The Heavener School of Business is just days away from officially welcoming Heavener Hall, the new home for undergraduate programs and activities.
Excitement has been building as the new 57,000-square-foot, state-of-the-art structure is almost complete. The building will be officially dedicated Nov. 14 with a host of college and university luminaries scheduled to attend.
The impact of Heavener Hall will be extensive, and will have a positive effect on the entire Warrington community. Here are three key areas that should be influenced by the construction of this magnificent building.
Heavener Hall’s opening means access to better technology and more space for student organizations such as the UF Entrepreneurship Club, which meets every Monday in either Stuzin 102 or 104.
“Our members are excited,” said Erick Rodriguez (BSBA ’16), the club’s president. “Access to more classrooms would be excellent.”
Rodriguez said typically 40 to 50 members attend the club’s meetings. That figure increases significantly, however, when the club attracts more well-known speakers.
With Heavener Hall, Rodriguez said the club would feel even more comfortable inviting high-profile, reputable entrepreneurs and business leaders to speak.
The Entrepreneurship Club isn’t the only club that will benefit from the opening of Heavener Hall. The Heavener School of Business hosts more than 30 student organizations. With nine classrooms—including two large lecture halls—a spacious student commons, the Bill Alcorn Professional Development Center and the Gary Rappeport Academic Success Center, Heavener Hall should provide the creative space for these organizations to flourish.
Danielle Gertner was excited to get a peek at Heavener Hall last week.
“That’s our home now,” she said. “And I’m so proud of it. That’s my building, as an undergraduate student.”
Gertner (BABA ’16) treks back and forth across the Warrington campus—which comprises Bryan, Gerson, Hough, Matherly and Stuzin Halls—for various activities. She is a Florida Leadership Academy (FLA) Mentor, a Career and Academic Peer (CAP) Mentor, a Warrington Welcome Peer Leader and a student in the business case analysis course. She also has classes in both Bryan and Stuzin Halls.
“I pretty much live in the business school,” she said.
When Heavener Hall opens, Gertner estimates she’ll spend about six hours a day there studying and participating in her various organizations and activities.
“It just makes me happy being able to walk in somewhere where I see familiar faces,” she said.
Gertner said Heavener Hall demonstrates how much the College cares about undergraduate students.
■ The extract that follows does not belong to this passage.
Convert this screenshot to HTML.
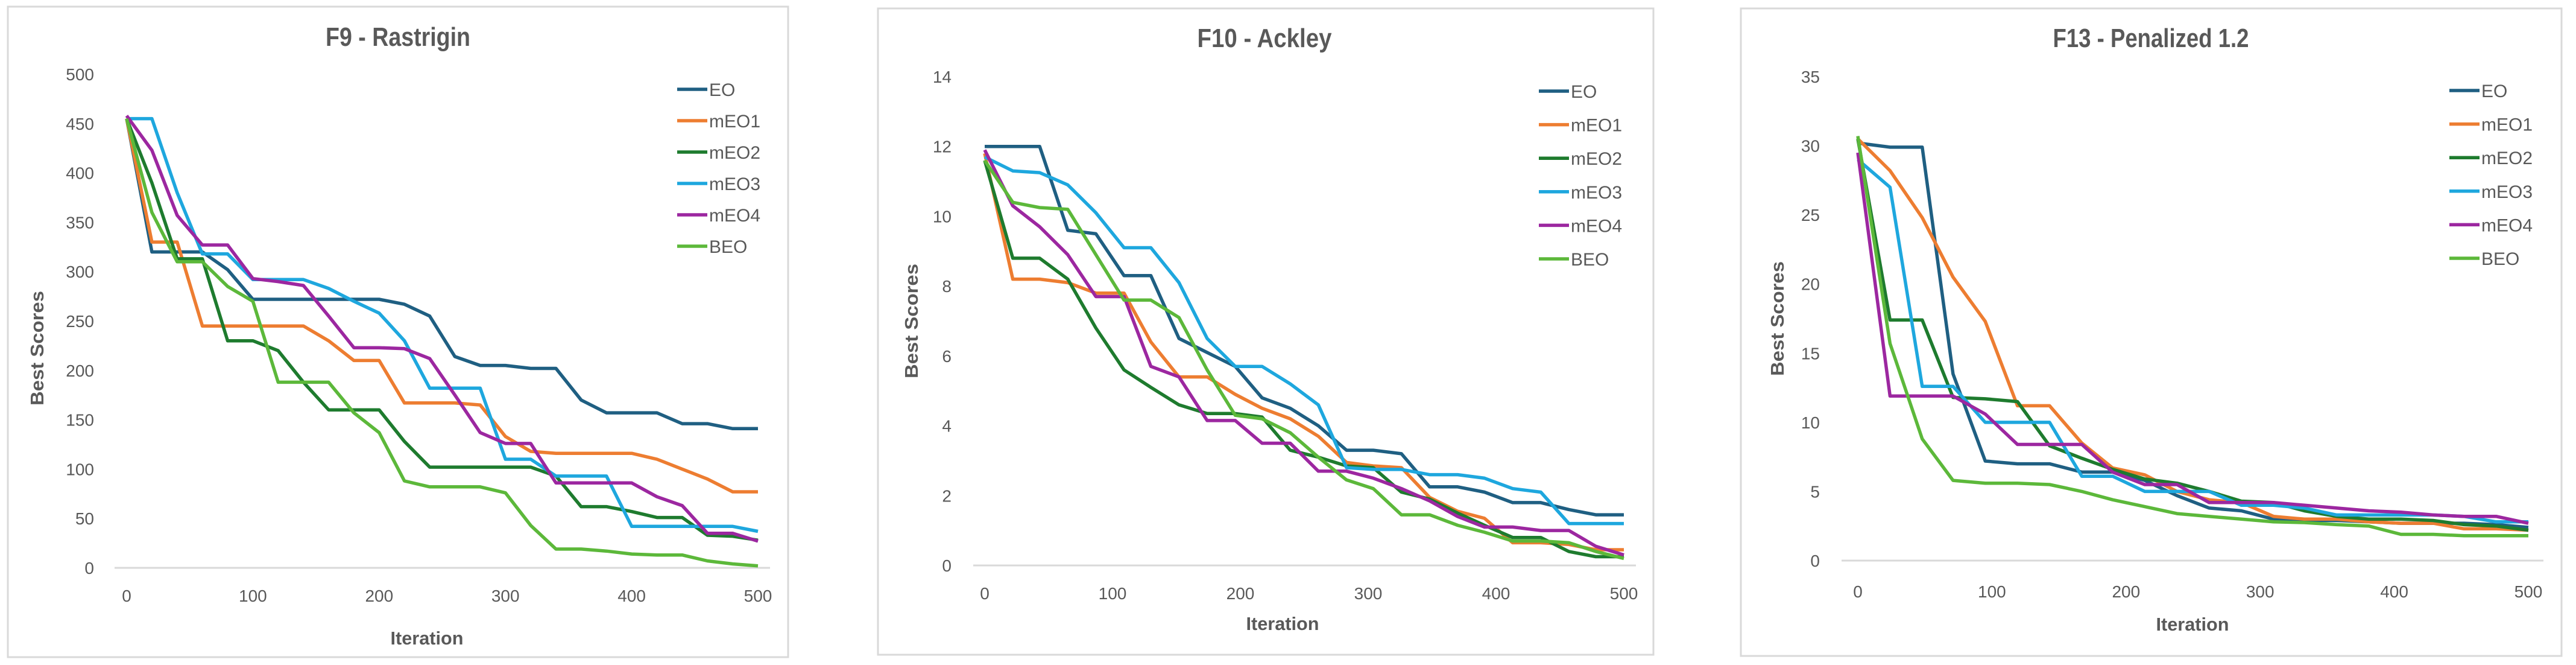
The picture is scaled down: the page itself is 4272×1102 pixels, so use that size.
<!DOCTYPE html>
<html><head><meta charset="utf-8"><style>
html,body{margin:0;padding:0;background:#fff;}
svg{display:block;font-family:"Liberation Sans Narrow","Liberation Sans",sans-serif;}
.t{font-size:44px;font-weight:bold;fill:#595959;text-anchor:middle;}
.tk{font-size:28px;fill:#595959;}
.ax{font-size:31px;font-weight:bold;fill:#595959;text-anchor:middle;}
.lg{font-size:30px;fill:#595959;}
</style></head><body>
<svg id="svg" width="4272" height="1102" viewBox="0 0 4272 1102" xmlns="http://www.w3.org/2000/svg">
<rect width="4272" height="1102" fill="#fff"/>
<g id="c1">
 <rect x="13" y="11" width="1294" height="1078" fill="#fff" stroke="#d9d9d9" stroke-width="3"/>
 <text class="t" x="660" y="76" textLength="240" lengthAdjust="spacingAndGlyphs">F9 - Rastrigin</text>
 <text class="ax" transform="translate(72,577) rotate(-90)" textLength="190" lengthAdjust="spacingAndGlyphs">Best Scores</text>
 <text class="ax" x="708" y="1068" textLength="121" lengthAdjust="spacingAndGlyphs">Iteration</text>
</g>
<g id="c2">
 <rect x="1456" y="14" width="1286" height="1071" fill="#fff" stroke="#d9d9d9" stroke-width="3"/>
 <text class="t" x="2097" y="78" textLength="223" lengthAdjust="spacingAndGlyphs">F10 - Ackley</text>
 <text class="ax" transform="translate(1522,532) rotate(-90)" textLength="190" lengthAdjust="spacingAndGlyphs">Best Scores</text>
 <text class="ax" x="2127" y="1044" textLength="121" lengthAdjust="spacingAndGlyphs">Iteration</text>
</g>
<g id="c3">
 <rect x="2887" y="14" width="1361" height="1073" fill="#fff" stroke="#d9d9d9" stroke-width="3"/>
 <text class="t" x="3567" y="78" textLength="325" lengthAdjust="spacingAndGlyphs">F13 - Penalized 1.2</text>
 <text class="ax" transform="translate(2958,528) rotate(-90)" textLength="190" lengthAdjust="spacingAndGlyphs">Best Scores</text>
 <text class="ax" x="3636" y="1045" textLength="121" lengthAdjust="spacingAndGlyphs">Iteration</text>
</g>
</svg>
<script>
const seriesNames = ["EO","mEO1","mEO2","mEO3","mEO4","BEO"];
const seriesColors = ["#1f5f82","#ed7d31","#1e7b2e","#1ea7de","#9c27a0","#5cb83a"];
const xTicks = [0,100,200,300,400,500];

const f9Iter = [0,20,40,60,80,100,120,140,160,180,200,220,240,260,280,300,320,340,360,380,400,420,440,460,480,500];
const f9EO   = [455,320,320,320,302,272,272,272,272,272,272,267,255,214,205,205,202,202,170,157,157,157,146,146,141,141];
const f9mEO1 = [455,330,330,245,245,245,245,245,230,210,210,167,167,167,165,133,118,116,116,116,116,110,100,90,77,77];
const f9mEO2 = [455,390,313,313,230,230,220,188,160,160,160,128,102,102,102,102,102,93,62,62,57,51,51,33,32,28];
const f9mEO3 = [455,455,380,318,318,292,292,292,283,270,258,230,182,182,182,110,110,93,93,93,42,42,42,42,42,37];
const f9mEO4 = [458,423,357,327,327,293,290,286,255,223,223,222,212,175,137,126,126,86,86,86,86,72,63,35,35,27];
const f9BEO  = [455,360,310,310,285,270,188,188,188,157,137,88,82,82,82,76,43,19,19,17,14,13,13,7,4,2];
const f9YTicks = [0,50,100,150,200,250,300,350,400,450,500];

const f10Iter = [0,22,43,65,87,109,130,152,174,196,217,239,261,283,304,326,348,370,391,413,435,457,478,500];
const f10EO   = [12,12,12,9.6,9.5,8.3,8.3,6.5,6.1,5.7,4.8,4.5,4.0,3.3,3.3,3.2,2.25,2.25,2.1,1.8,1.8,1.6,1.45,1.45];
const f10mEO1 = [11.8,8.2,8.2,8.1,7.8,7.8,6.4,5.4,5.4,4.9,4.5,4.2,3.7,2.95,2.85,2.8,1.95,1.55,1.35,0.65,0.65,0.6,0.45,0.45];
const f10mEO2 = [11.6,8.8,8.8,8.2,6.8,5.6,5.1,4.6,4.35,4.35,4.25,3.3,3.1,2.85,2.8,2.1,1.9,1.5,1.15,0.8,0.8,0.4,0.25,0.25];
const f10mEO3 = [11.7,11.3,11.25,10.9,10.1,9.1,9.1,8.1,6.5,5.7,5.7,5.2,4.6,2.8,2.75,2.75,2.6,2.6,2.5,2.2,2.1,1.2,1.2,1.2];
const f10mEO4 = [11.9,10.3,9.7,8.9,7.7,7.7,5.7,5.4,4.15,4.15,3.5,3.5,2.7,2.7,2.5,2.2,1.85,1.4,1.1,1.1,1.0,1.0,0.55,0.3];
const f10BEO  = [11.6,10.4,10.25,10.2,8.9,7.6,7.6,7.1,5.6,4.3,4.2,3.8,3.1,2.45,2.2,1.45,1.45,1.15,0.95,0.7,0.7,0.65,0.4,0.2];
const f10YTicks = [0,2,4,6,8,10,12,14];

const f13Iter = [0,24,48,71,95,119,143,167,190,214,238,262,286,310,333,357,381,405,429,452,476,500];
const f13EO   = [30.2,29.9,29.9,13.5,7.2,7.0,7.0,6.4,6.4,5.8,4.7,3.8,3.6,3.0,2.9,2.9,2.8,2.7,2.7,2.7,2.6,2.4];
const f13mEO1 = [30.5,28.2,24.8,20.5,17.3,11.2,11.2,8.5,6.7,6.2,5.0,4.4,4.2,3.2,3.0,3.0,2.8,2.7,2.7,2.3,2.3,2.2];
const f13mEO2 = [30.5,17.4,17.4,11.8,11.7,11.5,8.3,7.4,6.6,5.9,5.6,5.0,4.3,4.2,3.6,3.2,3.0,3.0,2.9,2.6,2.5,2.2];
const f13mEO3 = [29.0,27.0,12.6,12.6,10.0,10.0,10.0,6.1,6.1,5.0,5.0,5.0,4.0,4.0,3.8,3.3,3.3,3.3,3.3,3.2,2.8,2.8];
const f13mEO4 = [29.5,11.9,11.9,11.9,10.6,8.4,8.4,8.4,6.4,5.5,5.5,4.2,4.2,4.2,4.0,3.8,3.6,3.5,3.3,3.2,3.2,2.7];
const f13BEO  = [30.7,15.7,8.8,5.8,5.6,5.6,5.5,5.0,4.4,3.9,3.4,3.2,3.0,2.8,2.75,2.6,2.5,1.9,1.9,1.8,1.8,1.8];
const f13YTicks = [0,5,10,15,20,25,30,35];

const NS = "http://www.w3.org/2000/svg";
function mk(tag, attrs, parent){
  const e = document.createElementNS(NS, tag);
  for (const k in attrs) e.setAttribute(k, attrs[k]);
  parent.appendChild(e);
  return e;
}
function drawChart(gid, cfg){
  const g = document.getElementById(gid);
  const xS = v => cfg.x0 + (v/500)*(cfg.x1-cfg.x0);
  const yS = v => cfg.y0 - (v/cfg.yMax)*(cfg.y0-cfg.y1);
  const grid = mk("line",{x1:cfg.gx0,x2:cfg.gx1,y1:cfg.y0,y2:cfg.y0,stroke:"#d9d9d9","stroke-width":3},g);
  
  
  cfg.yTicks.forEach(v=>{
    const t = mk("text",{x:cfg.ylx,y:yS(v)+10,"text-anchor":"end",class:"tk"},g);
    t.textContent = v;
    
    
  });
  xTicks.forEach(v=>{
    const t = mk("text",{x:xS(v),y:cfg.xly,"text-anchor":"middle",class:"tk"},g);
    t.textContent = v;
    
    
  });
  cfg.series.forEach((vals,i)=>{
    const pts = vals.map((v,j)=>xS(cfg.iter[j]).toFixed(1)+","+yS(v).toFixed(1)).join(" ");
    const p = mk("polyline",{points:pts,fill:"none",stroke:seriesColors[i],"stroke-width":5.5,"stroke-linejoin":"round"},g);
    
    
    const ly = cfg.ly + i*cfg.ls;
    const ll = mk("line",{x1:cfg.lx,x2:cfg.lx+50,y1:ly,y2:ly,stroke:seriesColors[i],"stroke-width":5.5},g);
    
    
    const lt = mk("text",{x:cfg.lx+53,y:ly+11,class:"lg"},g);
    lt.textContent = seriesNames[i];
    
    
  });
}
drawChart("c1",{x0:210,x1:1257,y0:941,y1:123,yMax:500,gx0:190,gx1:1277,ylx:156,xly:997,
  iter:f9Iter,yTicks:f9YTicks,series:[f9EO,f9mEO1,f9mEO2,f9mEO3,f9mEO4,f9BEO],lx:1123,ly:148,ls:52});
drawChart("c2",{x0:1633,x1:2693,y0:937,y1:127,yMax:14,gx0:1614,gx1:2713,ylx:1578,xly:993,
  iter:f10Iter,yTicks:f10YTicks,series:[f10EO,f10mEO1,f10mEO2,f10mEO3,f10mEO4,f10BEO],lx:2552,ly:151,ls:55.6});
drawChart("c3",{x0:3081,x1:4193,y0:929,y1:127,yMax:35,gx0:3054,gx1:4218,ylx:3018,xly:990,
  iter:f13Iter,yTicks:f13YTicks,series:[f13EO,f13mEO1,f13mEO2,f13mEO3,f13mEO4,f13BEO],lx:4062,ly:150,ls:55.6});
</script>
</body></html>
“This is a way that shows, ‘We really care about you. We really care about your success,’” she said. “‘This whole building is dedicated to you to utilize and have the best experience possible.’”
As a Warrington alumnus, you may be asking yourself, “How does Heavener Hall have an impact on my career?”
When US News and other publications calculate national rankings of business schools, the institution’s reputation is factored in heavily.
The construction of Heavener Hall and the College’s $35 million investment in undergraduate business education will certainly catch the attention of business deans across the country. As they learn more about the innovative programs and experiential learning opportunities afforded to Heavener students, the reputations of the Heavener School and the Warrington College of Business Administration will grow.
Ultimately, the reward for all of the College’s stakeholders—students, faculty and alumni—is immense.